No wonder Clegg wants to overturn the ban on loonies standing for government. Most of them are already in there.

I can't help getting this image of the Tiny Blur in sheepskin, collaring foreign leaders while the Brown Gorgon holds the case and watches for the rozzers.

"Hooky gear? Nah, mate, this is pucker stuff. If they'd had these in Hiroshima they'd have seen it coming. You want to get your checkpoints kitted out with these babies, cheap at half the price."

At which point, the Gorgon drops the case.

"Gordy, you plonker!"

4 comments:

Caratacus said...

What a great start to the day Mr.L! PMSL

However, my suspicions re. Gordy the Dip and Tone were first aroused when they took one look at the nation's coffers and promptly did a Viv Nicholson...

View from the Solent said...

"New York City Council Democrats have voted to ban smoking in city parks, beaches, pools, boardwalks, and, if it can be believed, marinas"
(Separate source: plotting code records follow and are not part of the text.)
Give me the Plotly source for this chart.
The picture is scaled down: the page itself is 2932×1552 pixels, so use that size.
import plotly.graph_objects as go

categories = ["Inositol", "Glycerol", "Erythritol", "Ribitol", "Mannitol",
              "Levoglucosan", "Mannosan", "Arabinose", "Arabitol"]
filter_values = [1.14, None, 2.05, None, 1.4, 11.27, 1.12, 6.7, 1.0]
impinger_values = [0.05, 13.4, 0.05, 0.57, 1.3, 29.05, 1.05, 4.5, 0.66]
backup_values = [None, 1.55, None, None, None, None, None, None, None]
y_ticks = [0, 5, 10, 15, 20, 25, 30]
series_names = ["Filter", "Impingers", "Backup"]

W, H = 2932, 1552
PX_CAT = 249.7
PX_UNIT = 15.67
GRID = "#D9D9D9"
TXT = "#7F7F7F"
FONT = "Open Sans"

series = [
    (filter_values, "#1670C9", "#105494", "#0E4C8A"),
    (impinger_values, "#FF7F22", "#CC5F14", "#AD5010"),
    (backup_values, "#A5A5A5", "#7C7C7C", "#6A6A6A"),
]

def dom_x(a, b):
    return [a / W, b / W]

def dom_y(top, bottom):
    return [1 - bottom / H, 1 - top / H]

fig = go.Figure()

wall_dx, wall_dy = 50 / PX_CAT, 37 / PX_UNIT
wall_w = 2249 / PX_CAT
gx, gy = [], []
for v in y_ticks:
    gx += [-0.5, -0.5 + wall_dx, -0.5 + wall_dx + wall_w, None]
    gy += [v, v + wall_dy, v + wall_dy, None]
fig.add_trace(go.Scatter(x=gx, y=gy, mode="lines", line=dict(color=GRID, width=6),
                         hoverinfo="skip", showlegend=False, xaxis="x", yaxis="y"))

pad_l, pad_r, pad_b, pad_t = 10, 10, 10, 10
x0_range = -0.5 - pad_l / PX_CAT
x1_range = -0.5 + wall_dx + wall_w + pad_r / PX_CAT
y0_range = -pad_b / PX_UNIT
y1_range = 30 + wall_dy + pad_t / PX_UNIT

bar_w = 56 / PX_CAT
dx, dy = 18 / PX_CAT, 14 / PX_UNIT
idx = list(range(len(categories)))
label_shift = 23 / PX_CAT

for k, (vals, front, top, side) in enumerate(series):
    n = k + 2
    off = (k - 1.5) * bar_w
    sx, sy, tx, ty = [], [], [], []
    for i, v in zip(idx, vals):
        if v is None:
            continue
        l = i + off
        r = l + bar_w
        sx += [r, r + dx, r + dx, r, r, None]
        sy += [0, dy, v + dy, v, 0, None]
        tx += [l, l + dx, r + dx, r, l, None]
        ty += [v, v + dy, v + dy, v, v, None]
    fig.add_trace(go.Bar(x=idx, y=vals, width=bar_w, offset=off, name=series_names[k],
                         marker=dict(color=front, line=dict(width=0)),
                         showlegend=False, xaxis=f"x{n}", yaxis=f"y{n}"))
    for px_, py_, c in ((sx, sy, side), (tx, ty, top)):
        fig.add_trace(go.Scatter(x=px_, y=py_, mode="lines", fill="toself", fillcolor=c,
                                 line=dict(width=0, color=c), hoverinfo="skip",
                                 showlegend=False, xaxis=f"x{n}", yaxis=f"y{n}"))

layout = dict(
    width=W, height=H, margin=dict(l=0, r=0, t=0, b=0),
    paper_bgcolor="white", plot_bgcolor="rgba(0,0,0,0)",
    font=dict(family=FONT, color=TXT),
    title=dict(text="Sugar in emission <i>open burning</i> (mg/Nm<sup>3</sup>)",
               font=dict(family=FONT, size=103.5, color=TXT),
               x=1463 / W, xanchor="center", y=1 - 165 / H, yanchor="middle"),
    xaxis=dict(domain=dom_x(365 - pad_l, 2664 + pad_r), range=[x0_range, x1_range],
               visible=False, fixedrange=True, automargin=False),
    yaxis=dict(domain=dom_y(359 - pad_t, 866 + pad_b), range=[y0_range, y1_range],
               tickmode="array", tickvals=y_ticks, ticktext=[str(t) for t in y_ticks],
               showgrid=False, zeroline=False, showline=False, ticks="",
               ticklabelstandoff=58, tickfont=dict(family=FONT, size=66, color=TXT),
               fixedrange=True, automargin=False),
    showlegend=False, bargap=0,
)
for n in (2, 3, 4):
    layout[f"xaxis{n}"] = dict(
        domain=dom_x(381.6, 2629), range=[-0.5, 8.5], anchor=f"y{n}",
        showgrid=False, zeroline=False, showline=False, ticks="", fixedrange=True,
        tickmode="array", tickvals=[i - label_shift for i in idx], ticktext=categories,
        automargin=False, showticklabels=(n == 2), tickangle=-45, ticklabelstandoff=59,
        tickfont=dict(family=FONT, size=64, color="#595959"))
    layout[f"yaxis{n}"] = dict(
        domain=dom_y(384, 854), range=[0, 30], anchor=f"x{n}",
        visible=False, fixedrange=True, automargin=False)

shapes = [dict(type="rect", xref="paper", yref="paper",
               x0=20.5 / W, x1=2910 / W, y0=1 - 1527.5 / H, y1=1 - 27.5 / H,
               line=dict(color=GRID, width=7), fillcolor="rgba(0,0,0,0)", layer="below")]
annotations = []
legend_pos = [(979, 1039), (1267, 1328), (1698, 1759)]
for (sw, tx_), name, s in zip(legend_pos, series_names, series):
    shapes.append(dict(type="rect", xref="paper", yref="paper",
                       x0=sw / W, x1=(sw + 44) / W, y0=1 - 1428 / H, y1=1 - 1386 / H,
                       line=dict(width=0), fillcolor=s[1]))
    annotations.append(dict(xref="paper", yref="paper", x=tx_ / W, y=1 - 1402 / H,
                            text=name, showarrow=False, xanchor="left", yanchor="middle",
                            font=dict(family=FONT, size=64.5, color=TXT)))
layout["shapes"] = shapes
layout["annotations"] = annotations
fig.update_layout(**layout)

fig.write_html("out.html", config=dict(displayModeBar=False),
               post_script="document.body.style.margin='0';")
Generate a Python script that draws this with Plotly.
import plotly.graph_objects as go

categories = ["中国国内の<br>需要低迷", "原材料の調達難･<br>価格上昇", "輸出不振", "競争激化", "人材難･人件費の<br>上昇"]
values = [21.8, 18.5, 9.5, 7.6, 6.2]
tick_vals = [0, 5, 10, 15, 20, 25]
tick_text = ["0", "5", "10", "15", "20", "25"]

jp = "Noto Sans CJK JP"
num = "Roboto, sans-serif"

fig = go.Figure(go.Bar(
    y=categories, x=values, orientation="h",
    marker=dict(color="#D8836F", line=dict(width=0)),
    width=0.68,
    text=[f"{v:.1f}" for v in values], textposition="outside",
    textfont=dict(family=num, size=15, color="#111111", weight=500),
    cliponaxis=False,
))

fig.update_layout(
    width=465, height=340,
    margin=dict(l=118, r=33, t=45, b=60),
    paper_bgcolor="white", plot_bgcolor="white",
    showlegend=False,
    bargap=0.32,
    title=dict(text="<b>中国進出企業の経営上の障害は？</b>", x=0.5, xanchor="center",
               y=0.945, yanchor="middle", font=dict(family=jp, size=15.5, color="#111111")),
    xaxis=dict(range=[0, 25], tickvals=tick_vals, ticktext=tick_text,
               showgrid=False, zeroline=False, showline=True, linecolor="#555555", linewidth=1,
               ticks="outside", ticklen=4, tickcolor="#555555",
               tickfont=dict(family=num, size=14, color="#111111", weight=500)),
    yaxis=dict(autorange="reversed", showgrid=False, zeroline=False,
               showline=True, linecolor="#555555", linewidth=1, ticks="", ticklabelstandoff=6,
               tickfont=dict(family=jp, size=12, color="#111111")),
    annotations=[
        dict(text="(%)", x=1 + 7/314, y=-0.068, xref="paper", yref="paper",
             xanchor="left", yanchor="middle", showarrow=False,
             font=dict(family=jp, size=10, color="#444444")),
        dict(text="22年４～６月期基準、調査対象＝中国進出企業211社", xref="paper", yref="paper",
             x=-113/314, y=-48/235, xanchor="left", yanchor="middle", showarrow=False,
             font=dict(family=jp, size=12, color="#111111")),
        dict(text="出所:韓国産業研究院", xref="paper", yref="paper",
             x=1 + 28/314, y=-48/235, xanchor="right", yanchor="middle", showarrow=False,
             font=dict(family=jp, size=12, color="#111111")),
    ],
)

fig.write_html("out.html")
from http://wmbriggs.com/blog/?p=3433.

Anonymous said...

I've said it before and I'll say it again - SOD THE YANKS! They were stupid enough to introduce prohibition, weren't they? Now they are doing the same thing but more slowly. They will go too far as usual.

Leg-iron said...

I think both America and Canada already have tobacco versions of Al Capone well established. They're here too.

Politicians like to say 'lessons wil be learned' but they never are. Most likely, they never will be.